ЮРИЙ САВЧЕНКО. СЛОВО О КУРДАКОВЕ

К 80-летию со дня рождения выдающегося поэта Евгения Васильевича Курдакова  

Курдаков являлся фигурой магически притягательной для всех, кто был искренен в своём отношении к творчеству, да и к жизни вообще. Это касается не только именно творческих людей. Его сердечное внимание к любому человеку вытягивало навстречу такие чувства, мысли и слова, которые порою человек этот и не ожидал в себе открыть. Курдаков рождал в нём творческий импульс – простыми вопросами, глубиной, иногда парадоксальными суждениями по любому предмету беседы.
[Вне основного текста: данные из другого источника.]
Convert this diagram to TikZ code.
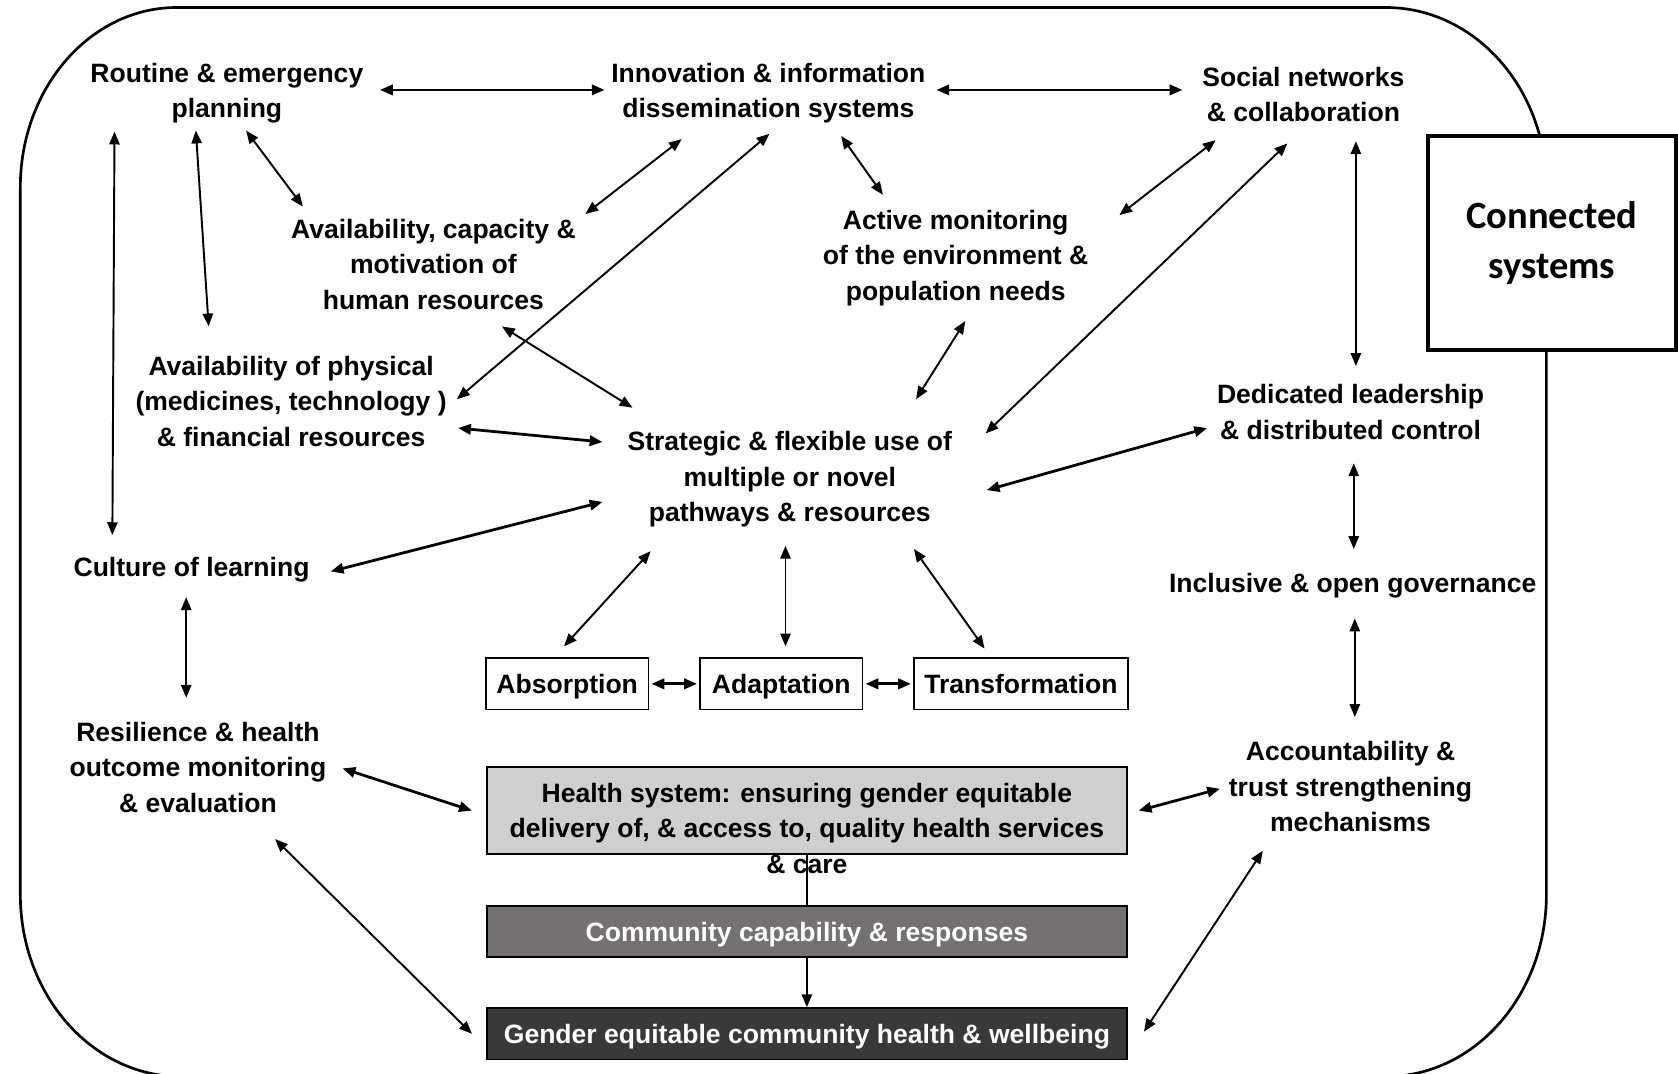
\documentclass[tikz,border=0pt]{standalone}
\usepackage{fontspec}
\setmainfont{Liberation Sans}
\newfontfamily\calfont{Carlito}
\usetikzlibrary{arrows.meta}
\newcommand\lblfont{\fontsize{12.4}{16.5}\selectfont\bfseries}
\definecolor{hsgrey}{HTML}{D0CECE}
\definecolor{cmgrey}{HTML}{767171}
\definecolor{gedark}{HTML}{3B3838}
\tikzset{
  lbl/.style={align=center, inner sep=0pt, font=\lblfont},
  stagebox/.style={draw, line width=0.7pt, minimum height=24pt, inner sep=0pt,
    text height=9pt, text depth=0pt, font=\lblfont},
  band/.style={draw, line width=0.9pt, minimum width=299pt, inner sep=0pt,
    text height=9pt, text depth=0pt, font=\lblfont},
  arr/.style={{Triangle[length=6pt,width=4.8pt]}-{Triangle[length=6pt,width=4.8pt]}, line width=0.9pt},
  arrthick/.style={arr, line width=1.3pt},
}
\begin{document}
\begin{tikzpicture}[x=0.5pt, y=-0.5pt]
\useasboundingbox (0,0) rectangle (1568,1003);

% outer rounded frame
\draw[line width=1.25pt]
  (165,7) -- (1295,7)
  .. controls (1377.8,7) and (1445,82.2) .. (1445,175)
  -- (1445,836)
  .. controls (1445,929.9) and (1377.8,1006) .. (1295,1006)
  -- (169,1006)
  .. controls (86.2,1006) and (19,929.9) .. (19,836)
  -- (19,175)
  .. controls (19,82.2) and (84.4,7) .. (165,7) -- cycle;

% title box
\node[draw, fill=white, line width=1.9pt, minimum width=116pt, minimum height=100.25pt,
      align=center, font=\calfont\fontsize{18}{23.5}\selectfont\bfseries]
  (connected) at (1450,227) {Connected\\systems};

% factor labels
\node[lbl] (routine)  at (212,87)  {Routine \& emergency\\planning};
\node[lbl] (innov)    at (718,87)  {Innovation \& information\\dissemination systems};
\node[lbl] (social)   at (1218,88) {Social networks\\\& collaboration};
\node[lbl] (capac)    at (405,247) {Availability, capacity \&\\motivation of\\human resources};
\node[lbl] (active)   at (893,241) {Active monitoring\\of the environment \&\\population needs};
\node[lbl] (phys)     at (272,375) {Availability of physical\\(medicines, technology )\\\& financial resources};
\node[lbl] (strat)    at (738,448) {Strategic \& flexible use of\\multiple or novel\\pathways \& resources};
\node[lbl] (lead)     at (1262,385) {Dedicated leadership\\\& distributed control};
\node[lbl] (culture)  at (179,532) {Culture of learning};
\node[lbl] (incl)     at (1264,547) {Inclusive \& open governance};
\node[lbl] (resil)    at (185,717) {Resilience \& health\\outcome monitoring\\\& evaluation};
\node[lbl] (account)  at (1262,735) {Accountability \&\\trust strengthening\\mechanisms};

% capacities
\node[stagebox, minimum width=76pt]  (absorb) at (530,639) {Absorption};
\node[stagebox, minimum width=76pt]  (adapt)  at (730,639) {Adaptation};
\node[stagebox, minimum width=100pt] (transf) at (954,639) {Transformation};

% system levels
\node[band, fill=hsgrey, minimum height=40.5pt] (health) at (754,757.5) {};
\node[lbl] (healthtxt) at (754,774) {Health system: ensuring gender equitable\\delivery of, \& access to, quality health services\\\& care};
\node[band, fill=cmgrey, minimum height=24pt, text=white] (community) at (754,870.5) {Community capability \& responses};
\node[band, fill=gedark, minimum height=24pt, text=white] (gender) at (754,966) {Gender equitable community health \& wellbeing};

% links between factors
\draw[arrthick] ([shift={(143,-3)}]routine.center) -- ([shift={(-153,-3)}]innov.center);
\draw[arrthick] ([shift={(157,-3)}]innov.center) -- ([shift={(-113,-4)}]social.center);
\draw[arr] ([shift={(-105,36)}]routine.center) -- ([shift={(-74,-32)}]culture.center);
\draw[arr] ([shift={(-29,35)}]routine.center) -- ([shift={(-77,-70)}]phys.center);
\draw[arr] ([shift={(18,35)}]routine.center) -- ([shift={(-122,-54)}]capac.center);
\draw[arr] ([shift={(-81,43)}]innov.center) -- ([shift={(142,-47)}]capac.center);
\draw[arr] ([shift={(1,38)}]innov.center) -- ([shift={(155,-2)}]phys.center);
\draw[arr] ([shift={(68,40)}]innov.center) -- ([shift={(-68,-59)}]active.center);
\draw[arr] ([shift={(-82,43)}]social.center) -- ([shift={(153,-40)}]active.center);
\draw[arr] ([shift={(-15,46)}]social.center) -- ([shift={(183,-43)}]strat.center);
\draw[arr] ([shift={(49,44)}]social.center) -- ([shift={(5,-43)}]lead.center);
\draw[arr] ([shift={(64,58)}]capac.center) -- ([shift={(-147,-67)}]strat.center);
\draw[arr] ([shift={(9,59)}]active.center) -- ([shift={(118,-75)}]strat.center);
\draw[arrthick] ([shift={(156,25)}]phys.center) -- ([shift={(-175,-35)}]strat.center);
\draw[arrthick] ([shift={(-134,15)}]lead.center) -- ([shift={(184,10)}]strat.center);
\draw[arrthick] ([shift={(130,2)}]culture.center) -- ([shift={(-175,21)}]strat.center);
\draw[arr] ([shift={(3,48)}]lead.center) -- ([shift={(1,-34)}]incl.center);
\draw[arr] ([shift={(2,31)}]incl.center) -- ([shift={(4,-65)}]account.center);
\draw[arr] ([shift={(-5,26)}]culture.center) -- ([shift={(-11,-65)}]resil.center);

% links to the capacities
\draw[arr] ([shift={(-130,67)}]strat.center) -- ([shift={(-3,-35)}]absorb.center);
\draw[arr] ([shift={(-4,62)}]strat.center) -- ([shift={(4,-35)}]adapt.center);
\draw[arr] ([shift={(116,65)}]strat.center) -- ([shift={(-34,-33)}]transf.center);
\draw[arrthick, shorten <=1pt, shorten >=1pt] (absorb.east) -- (adapt.west);
\draw[arrthick, shorten <=1pt, shorten >=1pt] (adapt.east) -- (transf.west);

% links to the system levels
\draw[arrthick] ([shift={(135,1)}]resil.center) -- ([shift={(-313,0)}]health.center);
\draw[arr] ([shift={(72,67)}]resil.center) -- ([shift={(-313,0)}]gender.center);
\draw[arrthick] ([shift={(310,0)}]health.center) -- ([shift={(-122,2)}]account.center);
\draw[arr] ([shift={(-82,60)}]account.center) -- ([shift={(315,-2)}]gender.center);
\draw[line width=0.9pt] (health.south) -- (community.north);
\draw[line width=0.9pt, -{Triangle[length=6pt,width=4.8pt]}] (community.south) -- (gender.north);
\end{tikzpicture}
\end{document}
     Но он был и нетерпим внутренне к малейшей фальши, скрытым в людях пружинам психологического «карьеризма», к желаниям пользоваться как своими плодами чужого труда или к склонностям пускать пыль в глаза,

                                Чтоб напустить значительности дымку,

                                Пока ещё безвредно и несмело,

                                Листом бумаги, вправленным в машинку,

                                Наивно выдаваемым за дело.., –

ко всему тому, что человек, понимающий, что такое искренность, всегда может заметить и в себе, как умел это делать и Курдаков, по большей части сдержанный во внешних, публичных оценках,

                                Чтоб в непрошенной правде скупой

                                И своё не узреть пораженье…

     Его очень любила молодёжь – и это понятно: природная чистота помыслов и ещё не обманутая искренность искали в нём своего открывателя, защитника, опору – не только в творчестве, но вообще в жизни, полной соблазнов и несправедливостей. Он был душой, понимающей душой. Именно в этом её всепонимании нужно искать корни расцвета поэтического дара у всех участников курдаковских «посиделок» в Усть-Каменогорске конца 80-х, а не только в преподанных им основах техники истинного отношения к слову, к стихосложению. Это его качество привлекало и студентов Новгородского университета. Он был широк в своей талантливости, одинаково серьёзно и глубоко знал и любил работу флориста, резчика по дереву, учил и этому своих студентов. Вышедшими из-под его резца полотнами,иконами ныне украшены интерьеры университета Ярослава Мудрого.

     Он жил полной жизнью, он не боялся совершать ошибки и, главное, не боялся их признавать. Жизнь всегда провоцирует, испытывает, заставляет отдаваться «смутным влечениям», вводящим в противоречия, в пресловутую тоску. Но всё это было переплавлено Курдаковым в прекрасные, во всех смыслах гармоничные, живые русские стихи, пусть даже и являвшиеся для него порою бегством, отвлечением от этой тоски.

                                  Да, унынье – грех, но всё же

                                  Не греховней этой тьмы…

Курдаков всегда был русским человеком и поэтом. Не подчёркнуто русским, а глубоко, интимно русским. Именно поэтому не мог до конца принять поэзию многих признанных, в чём-то, по его ощущению, разменявших высокое звание русского поэта как носителя Божьего Слова, в чём-то разбавивших его «отсебятиной», изысками, этическими небрежностями, личными обидами, пристрастиями, подчёркнутым диссидентством, конъюнктурой (Пастернак, Бродский, Евтушенко…). Уж лучше быть свободным от общества, чем приспосабливаться к сомнительному в нём или мстить.

                                  Потому никогда ни в обузу, ни в жалость

                                  Мне не будет судьба и отчизна в судьбе, –

                                  И какое бы зло в нашу жизнь ни вмешалось,

                                  Оно собственным злом захлебнётся в себе.